How to read the table
- Rent = 1-bed apartment, city-centre
- Utilities = electricity, water, and garbage for an 85 m² apartment
- Groceries = monthly food basket
- Dinner-out = four date-night, three-course meals for two at a mid-range restaurant
- SUS care = Brazil’s public health system is free at the point of service; many Americans retiring in Brazil add private plans, which are not included in the totals
A comfortable life in Brazil still lands around R$ 5,500 - R$ 7,500 a month, which is about US$ 1,100 - 1,500 depending on the exchange rate. Banco Central conversion tools support that approximate range for March 2026.
Hidden-tax reminder – ICMS already baked in
Brazil’s consumer taxes are usually built into the posted price, but ICMS rates vary by state and by product. Do not assume a single nationwide 7–18% range.
NOTE! Brazil is transitioning to a new VAT system (IBS/CBS) starting in 2026. While prices are still inclusive of tax, expect some adjustments in service costs as the new dual-VAT model rolls out. Receita Federal’s 2026 guidance confirms that the new consumption-tax framework is now in its rollout phase.

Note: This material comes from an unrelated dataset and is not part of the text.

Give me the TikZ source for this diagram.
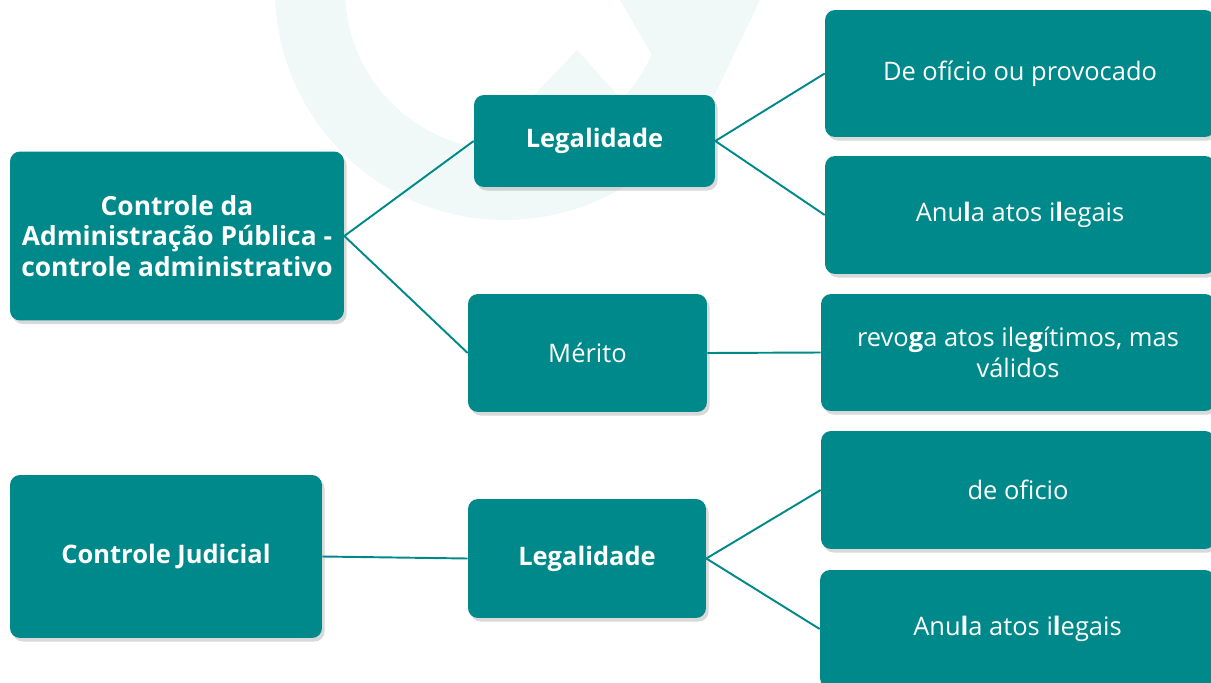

Prime Brazil spots for US retirees – 2026 picks
The best place to retire in Brazil depends less on postcard views and more on healthcare access, airport links, cost, and neighborhood security. The city breakdown below works best as a lifestyle filter rather than a ranking.
Rio de Janeiro
Home to about 6.73 million people in the 2025 IBGE estimate, Rio offers iconic beach living that draws many US expats chasing sun and culture. Its vibrant social life is unmatched, but daily life still requires smart planning around neighborhood choice, transport, and security. Rio remains the cultural hub in 2026.
Florianópolis
This scenic island city blends natural beauty with a strong expat and digital nomad community. IBGE’s city pages show its population estimate as just over half a million, but its metro pull is much larger in practice, which helps explain why it remains one of the best places to retire in Brazil, for people who want beaches without Rio’s pace.
Curitiba & João Pessoa
Curitiba, with an estimated 1.83 million people in 2025, still suits retirees who like cooler weather and more organized urban life. João Pessoa, with an official 2025 population estimate of 897,633, continues to stand out for affordability on the Northeast coast.